In a landmark ruling, the Delhi Cooperative Tribunal has said that members of housing societies based on community, language or religion cannot be prevented from selling flats to outsiders.
The tribunal also removed the ambiguity in the definition of ‘ownership’ and ‘membership’ in a society — often exploited by members to prevent sale of flats by filing suits in courts.
While an original member has every right to sell his flat to an outsider, discretion on grant of membership to the new entrant vests with the management committee, the panel said. There are approximately 125 societies based on caste, language or religion across Delhi. But their by-laws vary.
The ruling came after the panel dismissed a petition filed by four members of Sahyadri Apartments, formed by Maharashtrians in Patparganj, challenging the sale of a flat to an outsider. They contended the admission of an outsider would “dilute the society’s original character”.

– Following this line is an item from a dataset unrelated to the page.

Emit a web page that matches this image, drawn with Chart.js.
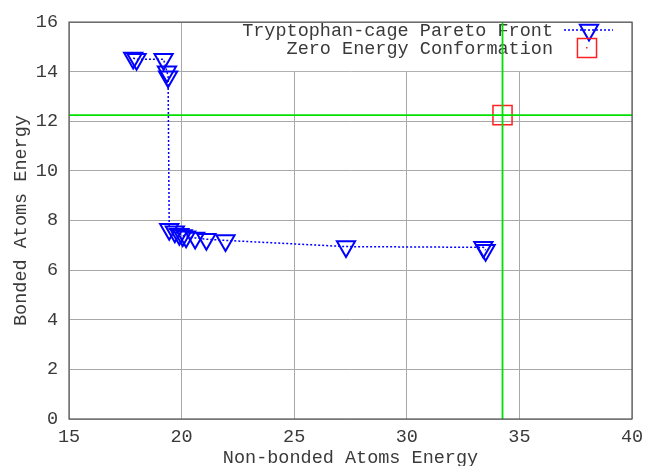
<!DOCTYPE html>
<html>
<head>
<meta charset="utf-8">
<script src="https://cdn.jsdelivr.net/npm/chart.js@4/dist/chart.umd.min.js"></script>
<style>
  html, body { margin: 0; padding: 0; background: #fff; }
  #wrap { width: 647px; height: 466px; position: relative; }
</style>
</head>
<body>
<div id="wrap"><canvas id="paretoChart"></canvas></div>
<script>
// pareto front points
const frontX = [17.85, 18.0, 19.2, 19.35, 19.4, 19.45, 19.7, 19.9, 20.05, 20.2, 20.6, 21.1, 21.95, 27.3, 33.4, 33.5];
const frontY = [14.55, 14.5, 14.5, 14.0, 13.8, 7.65, 7.55, 7.45, 7.4, 7.35, 7.3, 7.25, 7.2, 6.95, 6.92, 6.8];

// zero energy conformation
const zeroX = [34.25];
const zeroY = [12.25];

const xTicks = [15, 20, 25, 30, 35, 40];
const yTicks = [0, 2, 4, 6, 8, 10, 12, 14, 16];

const seriesNames = ['Tryptophan-cage Pareto Front', 'Zero Energy Conformation'];

const FONT = '"Liberation Mono", "Courier New", monospace';
const FSIZE = 18.5;
const TEXT = '#3a3a3a';
const BLUE = '#0000ff';
const RED = '#ff2020';
const GREEN = '#00e000';
const CLEAR = 'rgba(0,0,0,0)';

const triangleStyle = { pointStyle: 'triangle', rotation: 180, radius: 10.5, borderWidth: 2 };
const squareStyle = { pointStyle: 'rect', rotation: 0, radius: 13.5, borderWidth: 1.5 };

// white key box + legend entries, drawn before the data like gnuplot does
const keyPlugin = {
    id: 'keyBox',
    beforeDatasetsDraw(chart) {
        const ctx = chart.ctx;
        const area = chart.chartArea;
        ctx.save();
        ctx.fillStyle = '#fff';
        ctx.fillRect(232, area.top + 1, area.right - 233, 48);

        ctx.font = FSIZE + 'px ' + FONT;
        ctx.fillStyle = TEXT;
        ctx.textAlign = 'right';
        ctx.textBaseline = 'middle';
        ctx.fillText(seriesNames[0], 553, 31);
        ctx.fillText(seriesNames[1], 553, 49);

        // sample line for the front
        ctx.strokeStyle = BLUE;
        ctx.lineWidth = 1.5;
        ctx.setLineDash([2, 2]);
        ctx.beginPath();
        ctx.moveTo(564, 30);
        ctx.lineTo(613, 30);
        ctx.stroke();
        ctx.setLineDash([]);

        ctx.fillStyle = CLEAR;
        ctx.strokeStyle = BLUE;
        ctx.lineWidth = triangleStyle.borderWidth;
        Chart.helpers.drawPoint(ctx, triangleStyle, 589, 30);

        ctx.strokeStyle = RED;
        ctx.lineWidth = squareStyle.borderWidth;
        Chart.helpers.drawPoint(ctx, squareStyle, 587, 48);
        ctx.fillStyle = RED;
        ctx.fillRect(586, 47, 1.5, 1.5);
        ctx.restore();
    },
    afterDraw(chart) {
        const ctx = chart.ctx;
        const a = chart.chartArea;
        ctx.save();
        ctx.strokeStyle = '#555';
        ctx.lineWidth = 1.2;
        ctx.strokeRect(a.left, a.top, a.right - a.left, a.bottom - a.top);
        ctx.restore();
    }
};

const frontPoints = frontX.map((x, i) => ({ x: x, y: frontY[i] }));
const zeroPoints = zeroX.map((x, i) => ({ x: x, y: zeroY[i] }));

const ctx = document.getElementById('paretoChart').getContext('2d');
const myChart = new Chart(ctx, {
    type: 'scatter',
    data: {
        datasets: [
            {
                // vertical guide through the zero energy point
                data: [{ x: zeroX[0], y: yTicks[0] }, { x: zeroX[0], y: yTicks[yTicks.length - 1] }],
                showLine: true,
                borderColor: GREEN,
                borderWidth: 1.8,
                pointRadius: 0
            },
            {
                // horizontal guide
                data: [{ x: xTicks[0], y: zeroY[0] }, { x: xTicks[xTicks.length - 1], y: zeroY[0] }],
                showLine: true,
                borderColor: GREEN,
                borderWidth: 1.8,
                pointRadius: 0
            },
            {
                label: seriesNames[0],
                data: frontPoints,
                showLine: true,
                borderColor: BLUE,
                borderWidth: 1.5,
                borderDash: [2, 2],
                backgroundColor: CLEAR,
                pointStyle: 'triangle',
                rotation: 180,
                pointRadius: triangleStyle.radius,
                pointBorderWidth: 2,
                pointBorderColor: BLUE,
                pointBackgroundColor: CLEAR
            },
            {
                label: seriesNames[1],
                data: zeroPoints,
                showLine: false,
                pointStyle: 'rect',
                pointRadius: squareStyle.radius,
                pointBorderWidth: squareStyle.borderWidth,
                pointBorderColor: RED,
                pointBackgroundColor: CLEAR
            },
            {
                // little centre dot of the gnuplot box marker
                data: zeroPoints,
                pointStyle: 'circle',
                pointRadius: 1,
                pointBorderWidth: 0,
                pointBackgroundColor: RED
            }
        ]
    },
    options: {
        responsive: true,
        maintainAspectRatio: false,
        animation: false,
        layout: { padding: { top: 18, right: 0, left: 0, bottom: 0 } },
        plugins: {
            legend: { display: false },
            tooltip: { enabled: false }
        },
        scales: {
            x: {
                type: 'linear',
                min: xTicks[0],
                max: xTicks[xTicks.length - 1],
                afterBuildTicks(scale) { scale.ticks = xTicks.map(v => ({ value: v })); },
                afterFit(scale) { scale.height = 47; scale.paddingRight = 9; },
                grid: { color: '#a8a8a8', lineWidth: 1, drawTicks: false },
                border: { display: false },
                ticks: {
                    padding: 7,
                    color: TEXT,
                    font: { family: FONT, size: FSIZE },
                    maxRotation: 0
                },
                title: {
                    display: true,
                    text: 'Non-bonded Atoms Energy',
                    color: TEXT,
                    font: { family: FONT, size: FSIZE },
                    padding: { top: 0, bottom: -3 }
                }
            },
            y: {
                type: 'linear',
                min: yTicks[0],
                max: yTicks[yTicks.length - 1],
                afterBuildTicks(scale) { scale.ticks = yTicks.map(v => ({ value: v })); },
                afterFit(scale) { scale.width = 69; },
                grid: { color: '#a8a8a8', lineWidth: 1, drawTicks: false },
                border: { display: false },
                ticks: {
                    padding: 11,
                    color: TEXT,
                    font: { family: FONT, size: FSIZE }
                },
                title: {
                    display: true,
                    text: 'Bonded Atoms Energy',
                    color: TEXT,
                    font: { family: FONT, size: FSIZE },
                    padding: { top: 10, bottom: 0 }
                }
            }
        }
    },
    plugins: [keyPlugin]
});
</script>
</body>
</html>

Tribunal Chairperson Gita Sagar and Member M.L. Vijai said the general body is the only authority competent to decide whether the character of the society needs a change. “It may decide to change by-laws to make the society more cosmopolitan.”
Sahyadri Apartments secretary M N Lothe welcomed the ruling: “Our society by-laws state that any person shall be eligible to be a member of the society provided he is a Maharashtrian and knows the language. That does not stop an outsider from owning a house. But if he applies for membership, the general body will take a decision.”
Affirms M V B Shastri, committee member of the Telegu Kakatiya Society in Patparganj: “The ruling is in keeping with the modern times.”